Model Specifications
In 2024, OpenAI shared what they call their “Model Spec” [4], a document that details their goal model behaviors prior to clicking go on a fine-tuning run. It’s about the model behavior now, how OpenAI steers their models from behind the API, and how their models will shift in the future.
Model Specs are one of the few tools in the industry and RLHF where one can compare the actual behavior of the model to what the designers intended. As we have covered in this book, training models is a complicated and multi-faceted process, so it is expected that the final outcome differs from inputs such as the data labeler instructions or the balance of tasks in the training data. For example, a Model Spec is much more revealing than a list of principles used in Constitutional AI because it speaks to the intent of the process rather than listing what acts as intermediate training variables.
A Model Spec provides value to every stakeholder involved in a model release process:
- Model Designers: The model designers get the benefit of needing to clarify what behaviors they do and do not want.
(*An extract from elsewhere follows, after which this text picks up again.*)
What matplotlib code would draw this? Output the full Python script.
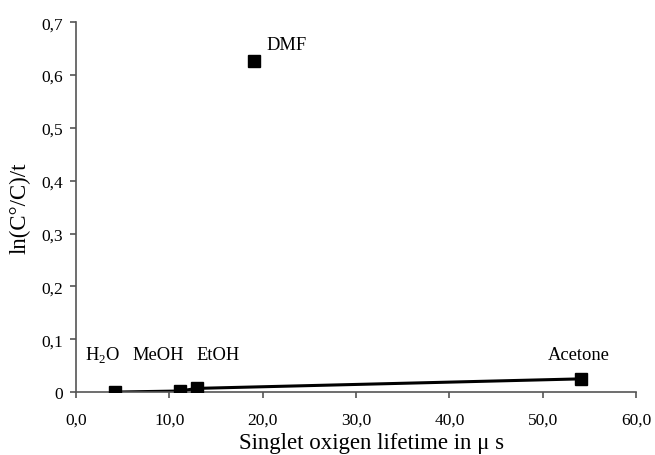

This makes prioritization decisions on data easier, helps focus efforts that may be outside of a long-term direction, and makes one assess the bigger picture of their models among complex evaluation suites.
- Developers: Users of models have a better picture for which behaviors they encounter may be intentional – i.e. some types of refusals – or side-effects of training. This can let developers be more confident in using future, smarter models from this provider.
- Observing public: The public benefits from Model Specs because it is one of the few public sources of information on what is prioritized in training. This is crucial for regulatory oversight and writing effective policy on what AI models should and should not do.
Product Cycles, UX, and RLHF
As powerful AI models become closer to products than singular artifacts of an experimental machine learning process, RLHF has become an interface point for the relationship between models and product. Much more goes into making a model easy to use than just having the final model weights be correct – fast inference, suitable tools to use (e.g. search or code execution), a reliable and easy to understand user interface (UX), and more. RLHF research has become the interface where a lot of this is tested because of the framing of RLHF as a way to understand the user’s preferences to products in real time and because it is the final training stage before release. The quickest way to add a new feature to a model is to try and incorporate it at post-training where training is faster and cheaper. This cycle has been seen with image understanding, tool use, better behavior, and more. What starts as a product question quickly becomes an RLHF modeling question, and if it is successful there it backpropagates to other earlier training stages.